Wade’s thesis was funded by the Defense Threat Reduction Agency (DTRA), a DOD agency that specializes in countering weapons of mass destruction (WMD). He worked with the Naval Research Laboratory (NRL) to build a better semi-conductor transistor, NRL was also very active in the GaN research realm at the time.
The pathway Wade took through DTRA to get funding is no longer offered directly to DOD schools. But Weatherford hopes more collaborations – or purposeful “cross-pollination” as he calls it – and funding opportunities like those that allowed Wade to pursue his research will become available in the near future, especially on the back of the Education for Seapower strategy released early this year.
“It’s important to have the right people in the right positions,” Weatherford says. “Some of those right people are young officers that have operational knowledge. We put a graduate degree on them and they become the glue to pull everything together. Mike is a great example.”
Weatherford couldn’t have said it better, school leaders say. Wade's thesis idea also fit all the right components of making a strong thesis ... It was a topic he was interested in; it was something a third party was interested in funding; and, there was an NPS professor with the advanced subject matter expertise work as his thesis advisor.
Realizing the Investment
After graduating from NPS’ Graduate School of Engineering and Applied Sciences, the Marine Corps realized its investment in Wade with his immediate payback tour, an electrical engineer billet where he put his degree directly to use on the Ground/Air Task Oriented Radar (G/ATOR) program. The program provides the Fleet Marine Force with a modern sensor capable of both volume search and fire control missions, giving the Marine Corps expeditionary, multirole capabilities with pace setting range, detection and target classification against new and evolving threats. Here, he applied the exact same essential material he studied, using GaN in high-electron mobility transistors.

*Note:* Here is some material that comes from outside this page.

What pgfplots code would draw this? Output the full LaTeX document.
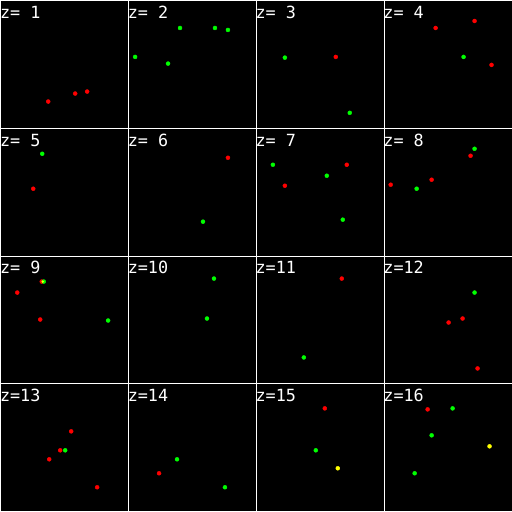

“It’s a great feeling to conduct a payback tour that’s utilizing what you had just been studying for years,” Wade says. “I mean, that’s what they built me for.”
He then moved to work on the Ground-Based Air Defense (G-BAD) program as a technical subject matter expert on radar, electronic warfare and all things science, technology, engineering and mathematics (STEM) – G-BAD is the power behind the service’s Light Marine Air Defense Integrated System (LMADIS). His work with G-BAD not only helped the Marine Corps, but helped Wade himself master skills he plans to use after he retires from the military.
Wade recently came back to NPS to find the next bright Marine who will replace him. And he was happy to see a growing pool of Marines exploring similar, highly-technical areas of study. He was equally pleased to see the recent push by the DOD to prioritize education for warfighters, quick to point out that the benefit of his technical research at NPS was realized because he was able to combine that with his experience in the battlefield.
“There are things that we think about on the battlefield that others don’t,” he explained. “When you’re here at a program office building warfighter capability, and you understand the issues and requirements of the battlefield and are building a system to meet those, [that experience] really makes for a more effective system.”